Exercise goal -> Print the listing as it stands, omitting all images.
......
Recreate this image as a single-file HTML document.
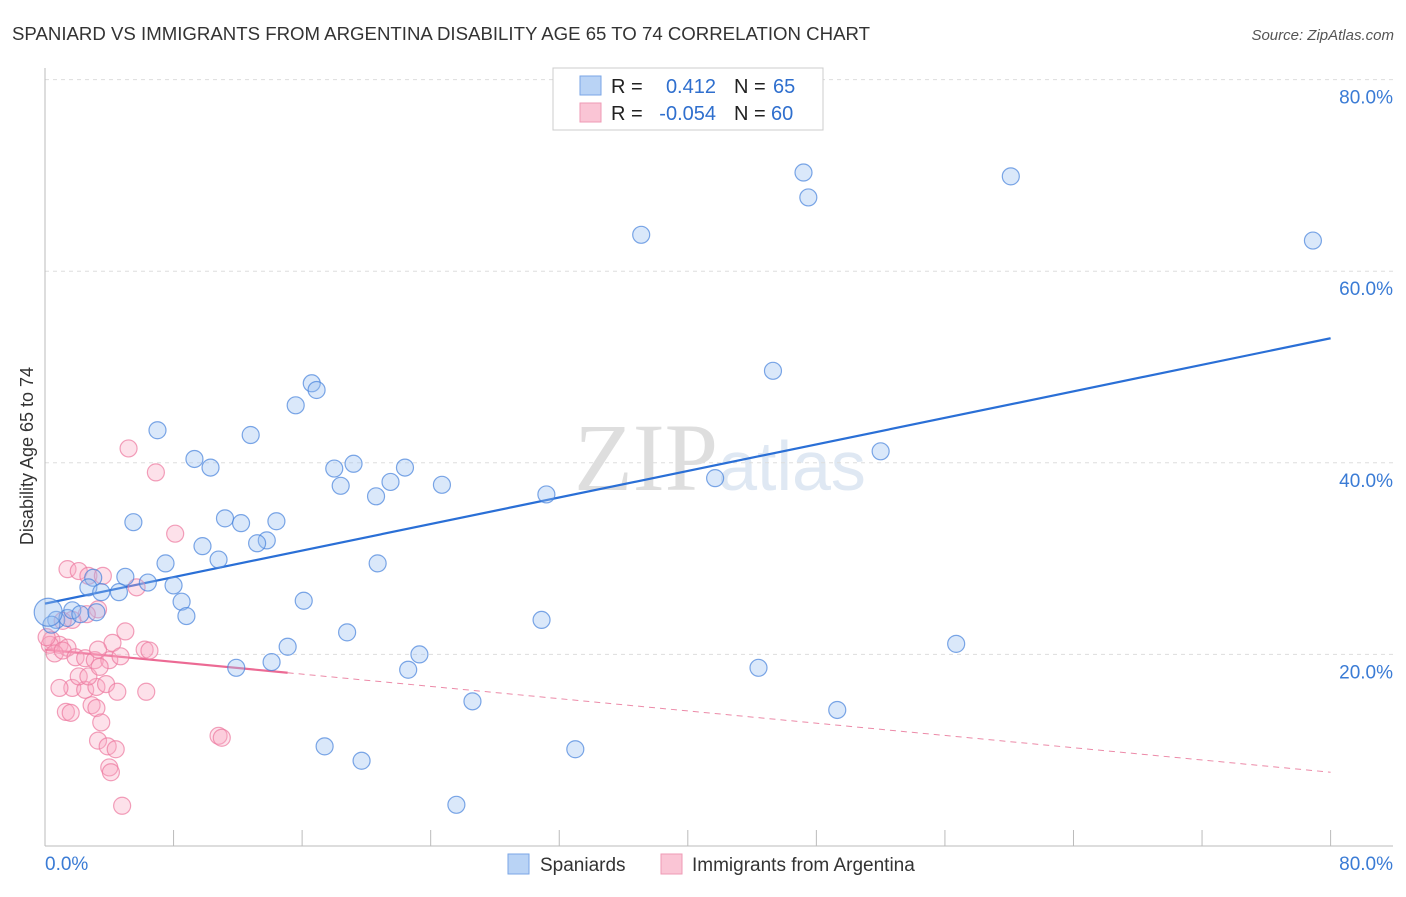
<!DOCTYPE html>
<html><head><meta charset="utf-8"><style>
body{margin:0;background:#fff;font-family:"Liberation Sans",sans-serif;}
svg text{font-family:"Liberation Sans",sans-serif;}
</style></head><body>
<svg id="chart" width="1406" height="892">
<text x="12" y="40" font-size="18.5" fill="#333" textLength="858" lengthAdjust="spacingAndGlyphs">SPANIARD VS IMMIGRANTS FROM ARGENTINA DISABILITY AGE 65 TO 74 CORRELATION CHART</text>
<text x="1394" y="40" font-size="15" fill="#555" font-style="italic" text-anchor="end">Source: ZipAtlas.com</text>
<text x="720" y="490" font-size="96" fill="#e4e4e4" text-anchor="middle" font-family="Liberation Serif"><tspan font-family="Liberation Serif" fill="#dedede">ZIP</tspan><tspan font-family="Liberation Sans" fill="#dfe8f3" font-size="70">atlas</tspan></text>
<text transform="translate(33,456) rotate(-90)" font-size="18" fill="#333" text-anchor="middle">Disability Age 65 to 74</text>
<g id="grid"></g><g id="axes"></g><g id="trend"></g><g id="pts"></g>
<g>
<rect x="553" y="68" width="270" height="62" fill="#fff" stroke="#ccc"/>
<rect x="580" y="76" width="21" height="19" fill="#b9d3f5" stroke="#7aa6e6"/>
<rect x="580" y="103" width="21" height="19" fill="#fac5d5" stroke="#ef9ab5"/>
<text x="611" y="93" font-size="20" fill="#222">R = </text><text x="716" y="93" font-size="20" fill="#2f6fce" text-anchor="end">0.412</text>
<text x="734" y="93" font-size="20" fill="#222">N = </text><text x="773" y="93" font-size="20" fill="#2f6fce">65</text>
<text x="611" y="120" font-size="20" fill="#222">R = </text><text x="716" y="120" font-size="20" fill="#2f6fce" text-anchor="end">-0.054</text>
<text x="734" y="120" font-size="20" fill="#222">N = </text><text x="771" y="120" font-size="20" fill="#2f6fce">60</text>
</g>
<g>
<rect x="508" y="854" width="21" height="20" fill="#b9d3f5" stroke="#7aa6e6"/>
<text x="540" y="871" font-size="19" fill="#333">Spaniards</text>
<rect x="661" y="854" width="21" height="20" fill="#fac5d5" stroke="#ef9ab5"/>
<text x="692" y="871" font-size="19" fill="#333">Immigrants from Argentina</text>
</g>
</svg>
<script>
const yTicks=[20,40,60,80];
const yTickLabels=["20.0%","40.0%","60.0%","80.0%"];
const xTickLabels=["0.0%","80.0%"];
const blueX=[47.2,47.5,60.1,37.1,78.9,45.3,16.6,16.9,15.6,52.0,7.0,12.8,9.3,10.3,18.0,19.2,22.4,18.4,21.5,20.6,24.7,31.2,41.7,11.2,12.2,5.5,14.4,13.8,13.2,9.8,10.8,7.5,20.7,5.0,6.4,8.0,3.0,2.7,3.5,4.6,8.5,8.8,16.1,30.9,18.8,15.1,23.3,56.7,11.9,14.1,22.6,44.4,26.6,49.3,17.4,33.0,19.7,25.6,0.7,1.4,1.7,2.2,3.2,0.4];
const blueY=[70.3,67.7,69.9,63.8,63.2,49.6,48.3,47.6,46.0,41.2,43.4,42.9,40.4,39.5,39.4,39.9,39.5,37.6,38.0,36.5,37.7,36.7,38.4,34.2,33.7,33.8,33.9,31.9,31.6,31.3,29.9,29.5,29.5,28.1,27.5,27.2,28.0,27.0,26.5,26.5,25.5,24.0,25.6,23.6,22.3,20.8,20.0,21.1,18.6,19.2,18.4,18.6,15.1,14.2,10.4,10.1,8.9,4.3,23.6,23.8,24.6,24.2,24.4,23.1];
const bigBlueX=[0.2], bigBlueY=[24.4];
const pinkX=[5.2,6.9,8.1,1.4,2.1,2.7,3.6,5.7,3.3,2.6,1.7,1.1,0.4,0.9,0.3,1.4,0.6,1.1,4.2,5.0,1.9,2.5,3.1,4.0,4.7,6.2,6.5,1.7,2.5,3.2,2.1,2.7,3.8,4.5,6.3,3.4,1.3,1.6,2.9,3.2,3.5,3.3,3.9,4.4,4.0,4.1,4.8,10.8,11.0,0.9,3.3,0.1];
const pinkY=[41.5,39.0,32.6,28.9,28.7,28.2,28.2,27.0,24.7,24.2,23.6,23.5,21.5,21.0,21.0,20.7,20.1,20.4,21.2,22.4,19.7,19.6,19.4,19.4,19.8,20.5,20.4,16.5,16.3,16.6,17.7,17.7,16.9,16.1,16.1,18.7,14.0,13.9,14.7,14.4,12.9,11.0,10.4,10.1,8.2,7.7,4.2,11.5,11.3,16.5,20.5,21.8];
const blueTrend=[25.3,53.0];
const pinkTrend=[20.5,7.7];
const pinkSolidEnd=15.1;
const X=v=>45+v*16.07, Y=v=>846-v*9.58;
const NS="http://www.w3.org/2000/svg";
function mk(p,tag,at){const e=document.createElementNS(NS,tag);for(const k in at)e.setAttribute(k,at[k]);p.appendChild(e);return e;}
const grid=document.getElementById('grid'),axes=document.getElementById('axes'),tr=document.getElementById('trend'),pts=document.getElementById('pts');
yTicks.forEach((t,i)=>{
 const l=mk(grid,'line',{x1:45,x2:1393,y1:Y(t),y2:Y(t),stroke:'#ddd','stroke-dasharray':'4,4'});
 
 
 const tx=mk(axes,'text',{x:1393,y:Y(t)+24,'font-size':19,fill:'#3a7bd5','text-anchor':'end'});
 tx.textContent=yTickLabels[i];
 
 
});
const la=mk(axes,'line',{x1:45,x2:45,y1:68,y2:846,stroke:'#bbb'});


const ba=mk(axes,'line',{x1:45,x2:1393,y1:846,y2:846,stroke:'#bbb'});


for(let i=1;i<=10;i++){const t=mk(axes,'line',{x1:X(i*8),x2:X(i*8),y1:830,y2:846,stroke:'#bbb'});
 
 }
[[0,'start',45],[1,'end',1393]].forEach(([i,a,x])=>{const t=mk(axes,'text',{x:x,y:870,'font-size':19,fill:'#3a7bd5','text-anchor':a});t.textContent=xTickLabels[i];
 
 });
const bl=mk(tr,'line',{x1:X(0),y1:Y(blueTrend[0]),x2:X(80),y2:Y(blueTrend[1]),stroke:'#2a6fd6','stroke-width':2.2});


const pv=x=>pinkTrend[0]+(pinkTrend[1]-pinkTrend[0])*x/80;
const ps=mk(tr,'line',{x1:X(0),y1:Y(pv(0)),x2:X(pinkSolidEnd),y2:Y(pv(pinkSolidEnd)),stroke:'#ec6a94','stroke-width':2.2});


const pd=mk(tr,'line',{x1:X(pinkSolidEnd),y1:Y(pv(pinkSolidEnd)),x2:X(80),y2:Y(pv(80)),stroke:'#ec8aa8','stroke-width':1,'stroke-dasharray':'6,5'});


pinkX.forEach((x,i)=>{const c=mk(pts,'circle',{cx:X(x),cy:Y(pinkY[i]),r:8.5,fill:'rgba(248,170,195,0.35)',stroke:'rgba(236,120,158,0.7)','stroke-width':1.2});
 
 });
blueX.forEach((x,i)=>{const c=mk(pts,'circle',{cx:X(x),cy:Y(blueY[i]),r:8.5,fill:'rgba(150,190,240,0.35)',stroke:'rgba(70,130,220,0.7)','stroke-width':1.2});
 
 });
bigBlueX.forEach((x,i)=>{const c=mk(pts,'circle',{cx:X(x),cy:Y(bigBlueY[i]),r:14,fill:'rgba(150,190,240,0.4)',stroke:'rgba(70,130,220,0.7)','stroke-width':1.2});
 
 });
</script>
</body></html>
......
Response to the task ->
Recreate this image as a single-file HTML document.
<!DOCTYPE html>
<html><head><meta charset="utf-8"><style>
body{margin:0;background:#fff;font-family:"Liberation Sans",sans-serif;}
svg text{font-family:"Liberation Sans",sans-serif;}
</style></head><body>
<svg id="chart" width="1406" height="892">
<text x="12" y="40" font-size="18.5" fill="#333" textLength="858" lengthAdjust="spacingAndGlyphs">SPANIARD VS IMMIGRANTS FROM ARGENTINA DISABILITY AGE 65 TO 74 CORRELATION CHART</text>
<text x="1394" y="40" font-size="15" fill="#555" font-style="italic" text-anchor="end">Source: ZipAtlas.com</text>
<text x="720" y="490" font-size="96" fill="#e4e4e4" text-anchor="middle" font-family="Liberation Serif"><tspan font-family="Liberation Serif" fill="#dedede">ZIP</tspan><tspan font-family="Liberation Sans" fill="#dfe8f3" font-size="70">atlas</tspan></text>
<text transform="translate(33,456) rotate(-90)" font-size="18" fill="#333" text-anchor="middle">Disability Age 65 to 74</text>
<g id="grid"></g><g id="axes"></g><g id="trend"></g><g id="pts"></g>
<g>
<rect x="553" y="68" width="270" height="62" fill="#fff" stroke="#ccc"/>
<rect x="580" y="76" width="21" height="19" fill="#b9d3f5" stroke="#7aa6e6"/>
<rect x="580" y="103" width="21" height="19" fill="#fac5d5" stroke="#ef9ab5"/>
<text x="611" y="93" font-size="20" fill="#222">R = </text><text x="716" y="93" font-size="20" fill="#2f6fce" text-anchor="end">0.412</text>
<text x="734" y="93" font-size="20" fill="#222">N = </text><text x="773" y="93" font-size="20" fill="#2f6fce">65</text>
<text x="611" y="120" font-size="20" fill="#222">R = </text><text x="716" y="120" font-size="20" fill="#2f6fce" text-anchor="end">-0.054</text>
<text x="734" y="120" font-size="20" fill="#222">N = </text><text x="771" y="120" font-size="20" fill="#2f6fce">60</text>
</g>
<g>
<rect x="508" y="854" width="21" height="20" fill="#b9d3f5" stroke="#7aa6e6"/>
<text x="540" y="871" font-size="19" fill="#333">Spaniards</text>
<rect x="661" y="854" width="21" height="20" fill="#fac5d5" stroke="#ef9ab5"/>
<text x="692" y="871" font-size="19" fill="#333">Immigrants from Argentina</text>
</g>
</svg>
<script>
const yTicks=[20,40,60,80];
const yTickLabels=["20.0%","40.0%","60.0%","80.0%"];
const xTickLabels=["0.0%","80.0%"];
const blueX=[47.2,47.5,60.1,37.1,78.9,45.3,16.6,16.9,15.6,52.0,7.0,12.8,9.3,10.3,18.0,19.2,22.4,18.4,21.5,20.6,24.7,31.2,41.7,11.2,12.2,5.5,14.4,13.8,13.2,9.8,10.8,7.5,20.7,5.0,6.4,8.0,3.0,2.7,3.5,4.6,8.5,8.8,16.1,30.9,18.8,15.1,23.3,56.7,11.9,14.1,22.6,44.4,26.6,49.3,17.4,33.0,19.7,25.6,0.7,1.4,1.7,2.2,3.2,0.4];
const blueY=[70.3,67.7,69.9,63.8,63.2,49.6,48.3,47.6,46.0,41.2,43.4,42.9,40.4,39.5,39.4,39.9,39.5,37.6,38.0,36.5,37.7,36.7,38.4,34.2,33.7,33.8,33.9,31.9,31.6,31.3,29.9,29.5,29.5,28.1,27.5,27.2,28.0,27.0,26.5,26.5,25.5,24.0,25.6,23.6,22.3,20.8,20.0,21.1,18.6,19.2,18.4,18.6,15.1,14.2,10.4,10.1,8.9,4.3,23.6,23.8,24.6,24.2,24.4,23.1];
const bigBlueX=[0.2], bigBlueY=[24.4];
const pinkX=[5.2,6.9,8.1,1.4,2.1,2.7,3.6,5.7,3.3,2.6,1.7,1.1,0.4,0.9,0.3,1.4,0.6,1.1,4.2,5.0,1.9,2.5,3.1,4.0,4.7,6.2,6.5,1.7,2.5,3.2,2.1,2.7,3.8,4.5,6.3,3.4,1.3,1.6,2.9,3.2,3.5,3.3,3.9,4.4,4.0,4.1,4.8,10.8,11.0,0.9,3.3,0.1];
const pinkY=[41.5,39.0,32.6,28.9,28.7,28.2,28.2,27.0,24.7,24.2,23.6,23.5,21.5,21.0,21.0,20.7,20.1,20.4,21.2,22.4,19.7,19.6,19.4,19.4,19.8,20.5,20.4,16.5,16.3,16.6,17.7,17.7,16.9,16.1,16.1,18.7,14.0,13.9,14.7,14.4,12.9,11.0,10.4,10.1,8.2,7.7,4.2,11.5,11.3,16.5,20.5,21.8];
const blueTrend=[25.3,53.0];
const pinkTrend=[20.5,7.7];
const pinkSolidEnd=15.1;
const X=v=>45+v*16.07, Y=v=>846-v*9.58;
const NS="http://www.w3.org/2000/svg";
function mk(p,tag,at){const e=document.createElementNS(NS,tag);for(const k in at)e.setAttribute(k,at[k]);p.appendChild(e);return e;}
const grid=document.getElementById('grid'),axes=document.getElementById('axes'),tr=document.getElementById('trend'),pts=document.getElementById('pts');
yTicks.forEach((t,i)=>{
 const l=mk(grid,'line',{x1:45,x2:1393,y1:Y(t),y2:Y(t),stroke:'#ddd','stroke-dasharray':'4,4'});
 
 
 const tx=mk(axes,'text',{x:1393,y:Y(t)+24,'font-size':19,fill:'#3a7bd5','text-anchor':'end'});
 tx.textContent=yTickLabels[i];
 
 
});
const la=mk(axes,'line',{x1:45,x2:45,y1:68,y2:846,stroke:'#bbb'});


const ba=mk(axes,'line',{x1:45,x2:1393,y1:846,y2:846,stroke:'#bbb'});


for(let i=1;i<=10;i++){const t=mk(axes,'line',{x1:X(i*8),x2:X(i*8),y1:830,y2:846,stroke:'#bbb'});
 
 }
[[0,'start',45],[1,'end',1393]].forEach(([i,a,x])=>{const t=mk(axes,'text',{x:x,y:870,'font-size':19,fill:'#3a7bd5','text-anchor':a});t.textContent=xTickLabels[i];
 
 });
const bl=mk(tr,'line',{x1:X(0),y1:Y(blueTrend[0]),x2:X(80),y2:Y(blueTrend[1]),stroke:'#2a6fd6','stroke-width':2.2});


const pv=x=>pinkTrend[0]+(pinkTrend[1]-pinkTrend[0])*x/80;
const ps=mk(tr,'line',{x1:X(0),y1:Y(pv(0)),x2:X(pinkSolidEnd),y2:Y(pv(pinkSolidEnd)),stroke:'#ec6a94','stroke-width':2.2});


const pd=mk(tr,'line',{x1:X(pinkSolidEnd),y1:Y(pv(pinkSolidEnd)),x2:X(80),y2:Y(pv(80)),stroke:'#ec8aa8','stroke-width':1,'stroke-dasharray':'6,5'});


pinkX.forEach((x,i)=>{const c=mk(pts,'circle',{cx:X(x),cy:Y(pinkY[i]),r:8.5,fill:'rgba(248,170,195,0.35)',stroke:'rgba(236,120,158,0.7)','stroke-width':1.2});
 
 });
blueX.forEach((x,i)=>{const c=mk(pts,'circle',{cx:X(x),cy:Y(blueY[i]),r:8.5,fill:'rgba(150,190,240,0.35)',stroke:'rgba(70,130,220,0.7)','stroke-width':1.2});
 
 });
bigBlueX.forEach((x,i)=>{const c=mk(pts,'circle',{cx:X(x),cy:Y(bigBlueY[i]),r:14,fill:'rgba(150,190,240,0.4)',stroke:'rgba(70,130,220,0.7)','stroke-width':1.2});
 
 });
</script>
</body></html>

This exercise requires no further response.